The word ‘complete’ has never been so accurately used.
What I love about Monty Don is that while the rest of us are fussing about with design, technique, “interest” and focal points, he cuts through all of the clatter with style and a calm understanding of the soul and spirit of gardening.
Magically delivering on all of the components that make a great garden and doing it better than any of us in the process.
There seems to be the constant reassuring message of “don’t worry, just do” and somehow you’ll get to where you want to be. And it works, so we can all share a bit of the Monty magic. A sign of someone who has truly mastered his craft.
A must read for any aspiring organic gardener
The Complete Gardener is a few years old at the time of reading and it stands up perfectly to today’s books.
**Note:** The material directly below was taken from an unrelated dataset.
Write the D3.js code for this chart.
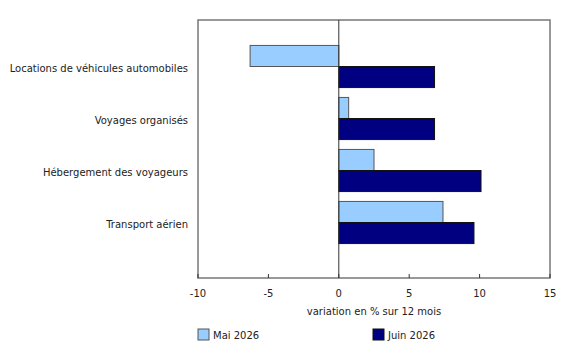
<!DOCTYPE html>
<html><head><meta charset="utf-8">
<script src="https://cdn.jsdelivr.net/npm/d3@7"></script>
<style>body{margin:0;background:#fff;} text{font-family:Verdana,"DejaVu Sans",sans-serif;}</style>
</head><body>
<svg id="c" width="580" height="345"></svg>
<script>
const categories = ["Locations de véhicules automobiles","Voyages organisés","Hébergement des voyageurs","Transport aérien"];
const seriesNames = ["Mai 2026","Juin 2026"];
const mai = [-6.3, 0.7, 2.5, 7.4];
const juin = [6.8, 6.8, 10.1, 9.6];
const xTicks = [-10,-5,0,5,10,15];
const colors = ["#99ccff","#000080"];
const strokes = ["#555555","#111111"];

const svg = d3.select("#c");
const pLeft=198, pRight=550, pTop=20, pBottom=278;
const fs = 10;
const x = d3.scaleLinear().domain([-10,15]).range([pLeft,pRight]);
const y = d3.scaleBand().domain(categories).range([40.5,248.5]).paddingInner(0.19).paddingOuter(0.095);
const ys = d3.scaleBand().domain(seriesNames).range([0,y.bandwidth()]);

const data = categories.map((c,i)=>({cat:c, vals:[mai[i],juin[i]]}));

// frame
svg.append("rect").attr("x",pLeft).attr("y",pTop).attr("width",pRight-pLeft).attr("height",pBottom-pTop)
  .attr("fill","none").attr("stroke","#777").attr("stroke-width",1.5);

// bars
data.forEach(d=>{
  d.vals.forEach((v,j)=>{
    svg.append("rect")
      .attr("x",x(Math.min(0,v)))
      .attr("y",y(d.cat)+ys(seriesNames[j]))
      .attr("width",Math.abs(x(v)-x(0)))
      .attr("height",ys.bandwidth())
      .attr("fill",colors[j]).attr("stroke",strokes[j]).attr("stroke-width",1);
  });
});

// zero line
svg.append("line").attr("x1",x(0)).attr("x2",x(0)).attr("y1",pTop).attr("y2",pBottom)
  .attr("stroke","#333").attr("stroke-width",1);

// x axis ticks & labels
const ax = svg.append("g");
xTicks.forEach(t=>{
  ax.append("line").attr("x1",x(t)).attr("x2",x(t)).attr("y1",pBottom-4).attr("y2",pBottom)
    .attr("stroke","#333").attr("stroke-width",1);
  ax.append("text").attr("x",x(t)).attr("y",297).attr("text-anchor","middle")
    .attr("font-size",fs).attr("fill","#222").text(t);
});
svg.append("text").attr("x",x(2.5)).attr("y",315).attr("text-anchor","middle")
  .attr("font-size",fs).attr("fill","#222").text("variation en % sur 12 mois");

// category labels
categories.forEach(c=>{
  svg.append("text").attr("x",188).attr("y",y(c)+y.bandwidth()/2+5).attr("text-anchor","end")
    .attr("font-size",fs).attr("fill","#222").text(c);
});

// legend
const legX=[198,373];
seriesNames.forEach((s,j)=>{
  svg.append("rect").attr("x",legX[j]).attr("y",329).attr("width",11).attr("height",11)
    .attr("fill",colors[j]).attr("stroke",strokes[j]).attr("stroke-width",1);
  svg.append("text").attr("x",legX[j]+15).attr("y",339).attr("font-size",fs).attr("fill","#222").text(s);
});
</script>
</body></html>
I recommend it.
I’m a big fan of the RHS and their precision guidance. Sometimes though, I enjoy simply reading in great detail how other gardeners have succeeded, because nature never plays by the rulebook.
Ultimately it is the seed sown in the first chapter about organic gardening (and what that really means) that is most important. This theme runs throughout the rest of the book. Monty Don makes organic gardening cool, aspirational, achievable and fun.
I rather naively hadn’t realized how organic a gardener Monty Don is – because the BBC must restrain some of this on Gardener’s World. This book though, Monty unleashed, has forever changed my mindset on the subject and I will always strive to be completely organic as a result. I wish I had read this sooner.
The urge to grow vegetables and herbs
Where this book differs from so many, is that you feel as though you are sitting there in Longmeadow listening to Monty imparting his knowledge directly. Giving tips on why things do and don’t grow from his successes and mistakes. In many ways, this is so much more useful a read than the prescriptive “plant in full sun, 10cm apart… bla bla” back of a seed packet advice.
The guidance on ornamental borders is excellent. It is the advice on vegetables, fruit and herbs that made me long to get gardening however. There’s something wholesome and romantic about the idea of having your own productive orchard, herb garden and veg plots – The Complete Gardener has altered my views on supermarkets and health permanently.
The only slight frustration for us currently is that we have a patio in Clapham… and that’s it (our own fault). Herbs will find their way in. I’m now on the hunt for a nearby allotment or field to rent!
Summary: The Complete Gardener by Monty Don
I’ve read two of Monty Don’s books so far. The Complete Gardener and The Jewel Garden, a book about the setting up of Monty and Sarah Don’s Longmeadow.
The Jewel Garden is interesting because it explains in diary format the pain of their jewelry business collapse, leading to their gardening future. It reminded me of my father losing his London based design business in the same recession, with three young children, both of my parents pushed onto a new path in childcare nurseries and holiday cottages in Yorkshire. It sets the scene for the gardening passion.
If you are an amateur gardener like me, and interested in gardening even slightly, start here. Every sentence of The Complete Gardener is thoroughly enjoyable and life enriching as you learn. It’s a personal account of how to be a good gardener with rafts of real advice and guidance from one of our greatest gardeners and garden commentators.